L'ironie cruelle de la justice tunisienne lui oppose les lois de la lutte contre le terrorisme, pour avoir publié , sur les réseaux sociaux,  le noms de fonctionnaires de la police et de la justice compromis dans l'enquête qui ont participé à la remise en liberté des présumés complices terroristes. Il est pour nous un lanceur d'alerte courageux et un homme intègre, qui n'a pas hésité à se mettre en danger pour dire la vérité.

Ce dernier a d'ailleurs écrit une lettre adressée le 08/09/2016 aux victimes  des attentats du musée du Bardo et de Sousse depuis sa cellule pour les avertir des graves agissements des enquêteurs de la justice et de la Garde nationale pour déformer la vérité. Monsieur ZARROUCK a adressé une lettre aux victimes du Bardo et de Sousse pour les avertir, que nous publions dans cette interview.


Lettre de Walid Zarrouk, syndicaliste policier emprisonné, s'adressant aux victimes du Bardo et de Sousse

Quel est le soutien apporté par les autorités françaises dans votre action ? 
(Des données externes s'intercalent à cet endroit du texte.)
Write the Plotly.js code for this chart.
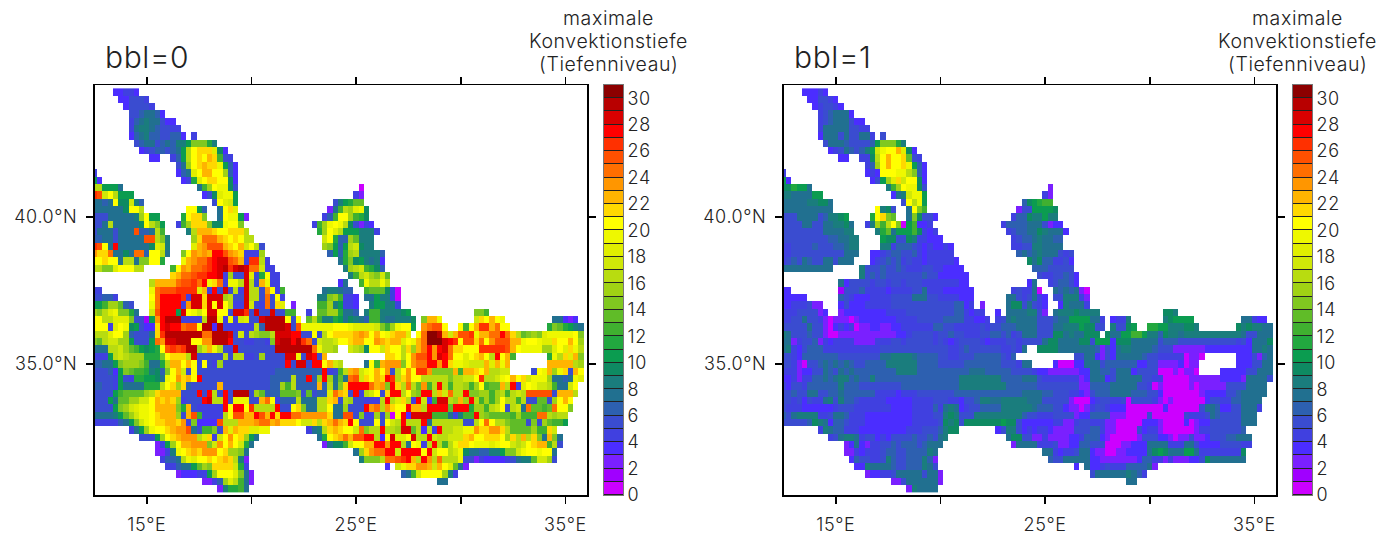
<!DOCTYPE html>
<html><head><meta charset="utf-8">
<script src="https://cdn.plot.ly/plotly-3.0.1.min.js"></script>
<style>html,body{margin:0;padding:0;background:#fff}
svg text{letter-spacing:.6px}</style></head>
<body><div id="chart" style="width:1391px;height:534px"></div>
<script>
// level codes: 0-9 then a=10 ... u=30. "col:codes" starts at a column, a bare group continues from the last one.
const rowsBbl0 = [
"4:33443","5:335554","6:355554","7:5567763","7:467877533","7:4788765544","7:36786655663 19:4",
"8:5677567688aeeeb8","9:34566567agkllli93","11:33 15:46agklkmlc54","16:57fklmllja63","0:4 16:367ikmmkkf63",
"0:a3 17:34bikllkk93","0:ggaaa7 20:7cfkjj95 51:0","0:qphkgaaa 21:359ijja 50:42","0:7767k99h86 23:5kiha 46:58abdd",
"0:7777779kkg 18:kka6 24:7kli 45:27cgfij9","0:555777778fkaa 17:bklle 24:7kjja2 44:46ckkfcb9",
"0:557g777779kgea 16:4cfllle99jkke 42:4cfjkjg95243","0:57775777p667gc 18:8gmmmlkklllg 43:bfkigaaa8884",
"0:6677577777ppge8 19:flooomlklkgg 44:hkb66fd888","0:qpk7r7777779ih8 19:imnpppmlkmhkg5 44:fea6agh988",
"0:nllo7797oo6kkg7 17:eknmnmrrpnml444f 45:6a6bfg88886","0:kklkk7gg7eekkb 17:jmnooqrsspom4qqg4 47:7be9a8783",
"0:ggeeikkkgg 15:cknmoopqrstqstsooh44 48:8fghcb96","15:lmoopqqrrs4f55si5bk44 49:8cghfehd",
"11:gmmmmoppqorjlo4jjgsg5mj44 47:37 51:cjggjg","0:44 11:jopppqqqqim4r5s5g4sgg5nk4c 44:788766 52:cddd940",
"0:55664 11:korrrrq4sslsssfg55sgg5o5k4 43:88efc443 52:77a8840","0:aacffd65 11:jorrrr4nsslskskg44sh54o5li 38:2 43:ccf8a443 53:8aa884",
"0:fegijeeb7 11:hprrraskjhksskk5ssq5s55s55 37:cc 41:4 43:ddffb776 52:8cc88889a 73:eec",
"0:kkggiiie551anrttt4444gttj4j4hi55sttttk5k 41:dgc88ba79876cc8778889 63:emmj 73:hlkmkj 88:77323",
"0:kkk4ikj9a533lrsrroppk tt3t 444444 g6 tttt s5p jjjjjj kkk j iiii hecfjkka 63:noppk 70:kckmqqmokk 87:bedba87",
"0:gggikkf65557lq ttttttt oo ttt s5h5gfeegsssrr55k5gk llllmnmkmkjlmmi 62:kouutmhmppqjmmoorolgdefeijjjjjke",
"0:edghhffa555aonsstttkknntttr5 544554 esttrtqo5hggh kklmmkknmlmmikjmouuusrqkpplokn pppmmjkkjiilkkmkf",
"0:777gghfdca9abkpqpqttfhmjg54s 5555555 ttttttt ojggf 49:hgf9kkhlkkglfmornrsollkkkqqqqqpmkjjjjffikiljg",
"0:444aghgfffbbbeklllgs 55555 g5gg445f 5555 ssj5sr5m 56:llkgknpprnsrokkiklmkgrkmc 87:bjglime",
"0:6677aefffec77bgmmkmk5k54f 555555555555 r5ss5rrkmhg 52:7kcmnnneknoorrnrljjihhhmimjm 87:mmmmmgf",
"0:55563aedccb896ekmh5k 555555555555555 666666666 r45cgmnhjkmkn5gknkqqneeeemcmmlkmgghh 84:5kjmfjl5mk",
"0:55554a54bbaa97jknlmkr 5555555555555 6666g66r6frf7d7 ophlkmlrqglnkk ggggg egghh kqgghjkmklhjjjf7767ji",
"0:66554a7777bbbgklfl65 5555 m 555555555 66fcg6666m6g7el rrrr omnerlgogdncgrgcggfcfkcddmgr4ikjhhgc77hk",
"0:5555acddddfglmmmm555r5rg5r5ttt5fd666ddde5d566io ml5r4ghk5lrrgkferrgmhoggreeffcfgcghg ppppp5mmmg",
"0:555a7ddffhhkmlmlf4555rsggr5jjj55mok4666g777gglm 5gf55444grgilg4rh3cssgfmfrgcfcfkggcg55dd5fkmk",
"0:5555aefhijjkmmmmebm5 44444 rkrrkqggggr55kle77ggk7 7f555rnognlkkrmmgrrrrdrrrbffcghk5gh7oddcdokke",
"0:77778adfhjjklmmmf5mpc 4444 gkppmmrpmrlrroo nnnnn l7 7pp5e44f5f0kr3ssssccc748ccrfeddddcfcccoogfgg",
"0:4444467aehjkllmmln4e 3333 pgggmmmnoomnlllkhhlglmo mlrk555k5khgrgggr7gggggg55gkokggeddd5e5fdcca",
"7:47afjkklmnnp75cce5mimlliijj 41:478glmlkkhoeggrggfssdg3g4rgghhjjnllnnlgddddfcclh",
"9:555afklmnnngil4hknklfa7 43:7bklmompprrg3ksiiksggrhgghhhlmkklllkflgmgle7me7",
"12:24afkmmnnnehnkmkhb7 44:2799chkkmmrrnrrg7kj4grgcgjllkjjjijkkhghklmmcg5",
"12:2248jklmlnnnklffe7 50:7flnoorrhrrrrkrhkkghj97766 88aeehjkkjkk7",
"13:4667gjikklklmlg82 51:8eeegoopqrmgrngogggj55243333 45788dhhf5",
"14:44677adfellllhb4 56:3 58:hjllnnmhmkid72","16:233344afkkkie72 59:67chkkkkf84","21:2246figc72 66:77","24:28bbc7"
];
const rowsBbl1 = [
"4:33343","5:335543","6:345543","7:4567773","7:456777533","7:4777775544","7:37775755774 19:5",
"8:5777655556aeeeb8","9:34576568ahjkkmi93","11:33 15:449gkmkkld54","16:46fkmkklja63","0:4 16:343kkkjjge63",
"0:a3 17:35afilhkk93","0:99baa7 20:8cfkjj95 51:2","0:887777aa 21:378hjja 50:42","0:7777788997 23:5kgja 46:69abcc",
"0:7777777777 18:k895 24:7kec 45:255aaaa9","0:555777756889a 17:bkled 24:7e9553 44:466988a88",
"0:55557755778897 16:48fcgke0ac334 42:466667775233","0:55555555777788 18:8bd7aaac9434 43:456677987773",
"0:555555555667788 19:a99559844333 44:4566787766","0:445555655566788 19:88466654343343 44:4455887777",
"0:445555555555777 17:3345665564344444 45:67678777545","0:45657655775777 17:34565645443444443 47:979664453",
"0:7777777777 15:85556556544455443333 48:66655555","15:856565555555655333333 49:54455653",
"11:7355554554554555444444433 47:37 51:456653","0:33 11:15556444434444557444333333 44:454470 52:7676720",
"0:33333 11:65433344445555777554444333 43:77545743 52:5588842","0:33444522 11:3533344444 555555555555 6634 38:2 43:79957543 53:387774",
"0:444555523 11:2 33333333 4444 555555555 6643 37:44 41:3 43:77778852 52:788898888 73:998",
"0:445575542022202 3333333 4444 55555 6666 44334 41:45787777555677aaaa774 63:3448 73:89aaaa 88:77433",
"0:55555755 20343 40 22332233 444444 6655 44444 54 5566677 77 555 77 888 a99 55 63:8559a 70:bbaa888998 87:9898877",
"0:87555655 200 22 222222222 33 4 5555 455655 444 55 66 5 6 4 5 777 555 99 7877 999 62:977aacca8869887 88888888888 755777",
"0:772455624 3 4444 2222 444 55 4 55555 45434 5555 43 444 55 4 5555 7 99 7777 99 5 aaa 3 999 77777 5 666 55555555555 4 5 3 777 9",
"0:78435666 44444444444 5555555555555 44 56 555555 44 5 4 7 49:9999 7777777 6253 788 7777 6555 222222 333333333 7787",
"0:5543 6666666 55555555 77 8888 7 6666 55 44 555 66666 546 56:55773253 77777 6 55 44444 0220 87:3335267",
"0:55420 556767676 55 6666 888888 6666 55555 6666666 555 4 77 52:3000337775666666335522223022 87:3335577",
"0:444 233 55 765767 66666666 8888 6666666666 777 66666 5555 4 33 222222 33 77 66 5 777 3 5555 000 2 0 22 0 84:3333355777",
"0:334244667678867668 6666666666666666 88888888 6666 777 5 4444444 23 777 35 77777 5544 00000 222222 3333 2 7777 5",
"0:43554 666666 8 666 55555555 66666666666 888888888 666666 55555555 22 6666 77777 554 02 00000 20 22222 5555 7777",
"0:556557755667 666666 4444 3 444 5555555 6666666666666 7777 66 555 44 3 2 5 666 7777 666 55 3 0000000 2 3333 55 6 77777",
"0:554535447858665 44444 33333 4444 555 44 3 55 6 88 77 88888 777 55555 2 000 3 4 55 44 5 0 5555 4 2 0 2 000000 3 55 44 66 7777",
"0:5444 333333 4 555 4444444 3333 4444 6 4 787 3 4 55 6666 888888 7 666 55 3 22 0 2 4 55 4 333 0000000 3 000000 5 77 6 33 55 777 4",
"0:657 8888 445776 444 333333333 4444 55 898 555 888888888 6 55 444 5555 2 33 6666 222 0000 5 000000 5 444 5 7 6 5555 777",
"0:55555 69873665 444 333333333 44444 5 989 5 9999999 a99 5 333333 44 22 4 55 444 22 00000 333 2 0000 3 0 2 33 555555 777",
"7:48766 444 333333333 444 555 6899 41:35885 343443 2222 555 66 4 22 0000 5 3 44 2 000000 2 44 555555 6",
"9:45788745534355556556578 43:79955224 2222 334 666 32 00000 2 555 33 2 0 22 5 22 3 555 66 777",
"12:2373244556566656777 44:27777 444 5 22 33 66 555 000 22 333 7777 444 77 5 3333 5555 44",
"12:224344456655666687 50:7743445 77 3 22 00 22 3333 79a9 777 aa 7 44444444 9",
"13:36554458655666862 51:655 77777 33 2222222 3 66 44 2 4 222 33 5 9 7777777",
"14:3387777655666875 56:3 58:73345444666672","16:233445777775772 59:57777778764","21:2257777772 66:77","24:287777"
];
const levelCodes = "0123456789abcdefghijklmnopqrstu";
const levelColors = ["#cc00ff","#a000ff","#7a20ff","#4b2dff","#4040e0","#3a4cd0","#2d60b0","#217090","#1a7d7d","#0e8a62","#0b9c50","#22a83f","#40b030","#60bc28","#80c820","#a0d214","#b8dc10","#d0e808","#e0ee00","#eef800","#ffff00","#ffd800","#ffb400","#ff9600","#ff6e00","#ff5000","#ff3000","#ff0000","#d80000","#b80000","#8c0000"];
const lonTicks = [15,20,25,30,35];
const lonLabels = ["15°E","","25°E","","35°E"];
const latTicks = [35,40];
const latLabels = ["35.0°N","40.0°N"];
const barTicks = [0,2,4,6,8,10,12,14,16,18,20,22,24,26,28,30];
const panelTitles = ["bbl=0","bbl=1"];
const unitLines = ["maximale","Konvektionstiefe","(Tiefenniveau)"];
const nCols = 95, nRows = 55;

function decode(rows){
  return rows.map(r=>{
    const a = new Array(nCols).fill(null);
    let pos = 0;
    r.split(" ").forEach(seg=>{
      let vals = seg;
      const i = seg.indexOf(":");
      if(i>=0){ pos = +seg.slice(0,i); vals = seg.slice(i+1); }
      for(const c of vals){ if(pos<nCols) a[pos]=levelCodes.indexOf(c); pos++; }
    });
    return a;
  });
}
const lons = Array.from({length:nCols},(_,k)=>12.5+0.25*k);
const lats = Array.from({length:nRows},(_,r)=>44.25-0.25*r);
const cs = [];
levelColors.forEach((c,i)=>{cs.push([i/31,c]);cs.push([(i+1)/31,c]);});

const W=1391,H=534, panelX=[[94.5,587],[783.5,1276]], barX=[[604,623],[1293,1312]];
const plotTop=85,plotBot=495;
const yd=[1-plotBot/H,1-plotTop/H];
const fam="Inter,'DejaVu Sans',sans-serif", ink="#222";
const tf={family:fam,size:18,weight:300,color:ink};
const layout={width:W,height:H,margin:{l:0,r:0,t:0,b:0},showlegend:false,paper_bgcolor:"#fff",plot_bgcolor:"#fff",
  font:tf,annotations:[],shapes:[]};
const traces=[];
[rowsBbl0,rowsBbl1].forEach((rows,p)=>{
  const n=p*2+1, xa="x"+(n===1?"":n), ya="y"+(n===1?"":n), xb="x"+(n+1), yb="y"+(n+1);
  const key=s=>s.replace("x","xaxis").replace("y","yaxis");
  traces.push({type:"heatmap",x:lons,y:lats,z:decode(rows),xaxis:xa,yaxis:ya,colorscale:cs,zmin:-0.5,zmax:30.5,showscale:false,hoverongaps:false,zsmooth:false});
  layout[key(xa)]={domain:[panelX[p][0]/W,panelX[p][1]/W],range:[12.5,36.03],anchor:ya,tickmode:"array",tickvals:lonTicks,ticktext:lonLabels,ticks:"outside",ticklen:7,tickwidth:1.5,tickcolor:"#000",showline:true,linewidth:1.5,linecolor:"#000",mirror:"allticks",showgrid:false,zeroline:false,tickfont:tf,ticklabelstandoff:6};
  layout[key(ya)]={domain:yd,range:[30.54,44.49],anchor:xa,tickmode:"array",tickvals:latTicks,ticktext:latLabels,ticks:"outside",ticklen:7,tickwidth:1.5,tickcolor:"#000",showline:true,linewidth:1.5,linecolor:"#000",mirror:"allticks",showgrid:false,zeroline:false,tickfont:tf,ticklabelstandoff:5};
  traces.push({type:"heatmap",x:[0],y:levelColors.map((_,i)=>i+0.5),z:levelColors.map((_,i)=>[i]),xaxis:xb,yaxis:yb,colorscale:cs,zmin:-0.5,zmax:30.5,showscale:false,ygap:1,hoverinfo:"skip"});
  layout[key(xb)]={domain:[barX[p][0]/W,barX[p][1]/W],range:[-0.5,0.5],anchor:yb,showticklabels:false,ticks:"",showgrid:false,zeroline:false,showline:true,linecolor:"#777",linewidth:1,mirror:true};
  layout[key(yb)]={domain:yd,range:[0,31],anchor:xb,side:"right",tickmode:"array",tickvals:barTicks,ticks:"",ticklen:0,showgrid:false,zeroline:false,showline:true,linecolor:"#777",linewidth:1,mirror:true,tickfont:tf};
  layout.shapes.push({type:"rect",layer:"below",xref:xb+" domain",yref:yb+" domain",x0:0,x1:1,y0:0,y1:1,fillcolor:"#222",line:{width:0}});
  layout.annotations.push({text:panelTitles[p],xref:"paper",yref:"paper",x:(panelX[p][0]+8)/W,y:1-77/H,xanchor:"left",yanchor:"bottom",showarrow:false,font:{family:fam,size:30,weight:300,color:ink}});
  unitLines.forEach((t,i)=>layout.annotations.push({text:t,xref:"paper",yref:"paper",x:(barX[p][0]+4)/W,y:1-(18+23*i)/H,xanchor:"center",yanchor:"middle",showarrow:false,font:{family:fam,size:19.5,weight:300,color:ink}}));
});
Plotly.newPlot("chart",traces,layout,{staticPlot:true,displayModeBar:false});
</script></body></html>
Nous avons écrit au ministre des affaires étrangères Monsieur Jean Yves Le Drian, pour lui Expliquée nos préoccupations. Nous avons reçu une réponse de son chef de cabinet qui nous a expliqué que les services restaient en contact par la voie diplomatique avec la justice tunisienne et qu'il transmettait nos griefs à ces mêmes autorités.

Cela ne nous convient pas vraiment, car nos clientes sont profondément bouleversées et choquées de la distance des autorités française face à leur demande de prise en compte de leur demande légitime sur la manifestation de la vérité et de la réparation de leur préjudice subi depuis Le début de l'affaire.

En conséquence, nous avons demandé à la juge d'instruction française, Madame Isabelle Couzy, une demande d'acte pour obtenir six mandats d'arrêt international à l'encontre des six présumés terroristes relâchés, transmise en copie à Monsieur Le Procureur de la République Francois Molins.

La lutte contre le terrorisme international, s'inscrit aussi dans la manifestation de la vérité et par une enquête judiciaire digne de la plus grande indépendance.